Wow what a post to shed light on a much different perspective. Thanks Philip!
Thanks, David. It really is about the filter you look through, isn’t it?!
I know exactly what you’re talking about, Bre. On the one hand, there’s the idea that you have to make your life into “a reality show” — airing everything you do on social media just to remain relevant. I am hugely AGAINST that idea! More often the case is that we are overworked and, frankly, have not had time in years to do anything we truly love or that is important to us. That certainly was the case for us several years ago, when we finally chose to drop almost everything and almost irresponsibility fly to a third-world country and pursue our first big personal project. We never would have seen a connection between wedding photography and serving homeless, impoverished children. But soon we realized that it is NOT a correlation between our work and our passions that matter.
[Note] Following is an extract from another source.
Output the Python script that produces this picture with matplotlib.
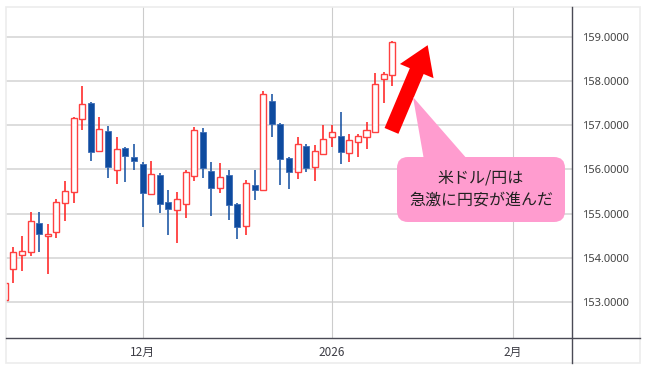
"""
USD/JPY daily candlestick chart with a callout that the yen weakened sharply.
Saves the figure as out.png (646x370).
"""
import matplotlib
matplotlib.use('Agg')
import matplotlib.pyplot as plt
from matplotlib.patches import FancyBboxPatch, Polygon, Rectangle
from matplotlib.lines import Line2D
from matplotlib.transforms import IdentityTransform

# Daily candles (business days, index based)
opens = [153.05, 153.75, 154.06, 154.12, 154.78, 154.49, 154.58, 155.24, 155.48, 157.13,
         157.51, 156.42, 156.87, 155.99, 156.49, 156.29, 156.12, 155.45, 155.87, 155.26,
         155.08, 155.22, 155.86, 156.84, 155.96, 155.57, 155.87, 155.22, 154.71, 155.64,
         155.53, 157.55, 157.03, 156.26, 155.93, 156.53, 156.06, 156.35, 156.73, 156.76,
         156.36, 156.61, 156.74, 156.84, 158.05, 158.14]
highs = [153.45, 154.25, 154.49, 155.04, 155.03, 154.76, 155.32, 155.74, 157.18, 157.89,
         157.53, 157.18, 156.98, 156.73, 156.50, 156.57, 156.17, 156.19, 155.91, 155.53,
         155.49, 155.99, 156.96, 156.93, 156.16, 156.14, 155.99, 155.23, 155.76, 155.99,
         157.77, 157.71, 157.06, 156.29, 156.73, 156.58, 156.55, 157.00, 157.00, 157.30,
         156.80, 156.80, 157.07, 158.19, 158.20, 158.90]
lows = [152.95, 153.42, 153.69, 154.05, 154.14, 153.63, 154.44, 154.83, 155.23, 156.89,
        156.20, 156.40, 155.81, 155.66, 155.72, 155.99, 154.69, 155.44, 155.01, 154.52,
        154.34, 154.91, 155.74, 155.81, 154.95, 155.46, 154.86, 154.42, 154.52, 155.31,
        155.52, 156.73, 155.65, 155.56, 155.78, 155.93, 155.74, 156.34, 156.51, 156.12,
        156.16, 156.29, 156.47, 156.82, 157.51, 157.89]
closes = [153.42, 154.13, 154.16, 154.83, 154.53, 154.54, 155.26, 155.50, 157.17, 157.47,
          156.39, 156.91, 156.05, 156.46, 156.30, 156.18, 155.47, 155.89, 155.21, 155.10,
          155.34, 155.93, 156.88, 156.02, 155.57, 155.83, 155.19, 154.70, 155.69, 155.54,
          157.71, 157.03, 156.23, 155.95, 156.57, 156.04, 156.42, 156.68, 156.84, 156.39,
          156.66, 156.75, 156.88, 157.93, 158.16, 158.88]

# month labels sit on the first trading day of the month
month_ticks = [16, 38, 59]
month_labels = ['12月', '2026', '2月']
price_ticks = [153, 154, 155, 156, 157, 158, 159]

callout_text = '米ドル/円は\n急激に円安が進んだ'

UP_EDGE = '#ff4040'
UP_WICK = '#ff1a1a'
DOWN = '#0e4b9f'
W, H = 646, 370


def px(x, y):
    """image pixel (top-left origin) -> display pixel"""
    return x, H - y


def draw_candles(ax):
    width = 0.70
    for i, (o, h, l, c) in enumerate(zip(opens, highs, lows, closes)):
        up = c >= o
        wick_col = UP_WICK if up else DOWN
        ax.vlines(i, l, h, color=wick_col, linewidth=1.1, zorder=2)
        body = max(abs(c - o), 0.03)
        if up:
            ax.bar(i, body, bottom=o, width=width, facecolor='white',
                   edgecolor=UP_EDGE, linewidth=1.0, zorder=3)
        else:
            ax.bar(i, body, bottom=c, width=width, facecolor=DOWN,
                   edgecolor='#3d6db5', linewidth=0.6, zorder=3)


def main():
    plt.rcParams['font.family'] = ['Noto Sans CJK JP', 'DejaVu Sans']
    fig = plt.figure(figsize=(W / 100, H / 100), dpi=100)
    fig.patch.set_facecolor('white')

    left, right, top, bottom = 6, 572.3, 7, 337.7
    ax = fig.add_axes([left / W, (H - bottom) / H, (right - left) / W, (bottom - top) / H])

    draw_candles(ax)

    ax.set_xlim(0.15, 65.89)
    ax.set_ylim(152.19, 159.674)

    ax.set_yticks(price_ticks)
    ax.set_yticklabels([f'{p:.4f}' for p in price_ticks], family='Noto Sans',
                       fontsize=8, color='#444444')
    ax.yaxis.tick_right()
    ax.set_xticks(month_ticks)
    ax.set_xticklabels(month_labels, fontsize=8.5, color='#3c3c44')
    ax.tick_params(axis='y', length=0, pad=7)
    ax.tick_params(axis='x', length=0, pad=6)

    for p in price_ticks:
        ax.axhline(p, color='#dadada', linewidth=1.3, zorder=0)
    for t in month_ticks:
        ax.axvline(t, color='#cccccc', linewidth=0.8, zorder=0)

    for s in ['top', 'left', 'right', 'bottom']:
        ax.spines[s].set_visible(False)

    # outer frame and the dark axis lines
    fig.add_artist(Rectangle(px(6, 363), 634, 356, transform=IdentityTransform(),
                             fill=False, edgecolor='#ececec', linewidth=1.2))
    x0, y0 = px(6, bottom)
    x1, _ = px(640, bottom)
    fig.add_artist(Line2D([x0, x1], [y0, y0], transform=IdentityTransform(),
                          color='#4a4a55', linewidth=1.0))
    xa, ya = px(right, top)
    _, yb = px(right, 363)
    fig.add_artist(Line2D([xa, xa], [ya, yb], transform=IdentityTransform(),
                          color='#4a4a55', linewidth=1.0))

    # red arrow
    ax.annotate('', xy=(49.1, 158.81), xytext=(44.9, 156.87),
                arrowprops=dict(arrowstyle='simple,tail_width=0.72,head_width=1.75,head_length=1.35',
                                mutation_scale=15, color='#ff0000', linewidth=0,
                                shrinkA=0, shrinkB=0),
                zorder=5)

    # speech bubble
    pink = '#ff9ccf'
    fig.add_artist(Polygon([px(424, 160), px(468, 160), px(413, 97)], closed=True,
                           transform=IdentityTransform(), facecolor=pink, edgecolor='none'))
    bx, by = px(397, 222)
    fig.add_artist(FancyBboxPatch((bx, by), 168, 65, boxstyle='round,pad=0,rounding_size=11',
                                  transform=IdentityTransform(), facecolor=pink, edgecolor='none'))
    tx, ty = px(481, 189)
    fig.text(tx / W, ty / H, callout_text, ha='center', va='center', fontsize=11.5,
             color='#222222', linespacing=1.45)

    fig.savefig('out.png', dpi=100)


if __name__ == '__main__':
    main()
It only matters that we find a correlation between ourselves and the people we serve as clients. Come to find out, clients choose us because they like us first (not because they necessarily like our work or know us as big names in the photography industry, which are secondary if anything). We’ve had workshop attendees whose “thing” was humane society work with animals, or environmentalism, or simply creating impossibly cool and artsy images (so it is possible for it to be more directly photo-related, but may be harder to compete since lots of people try this), or parenting, or travel. That’s not an answer — but it will get you thinking. Not always quick though, this art of self-discovery.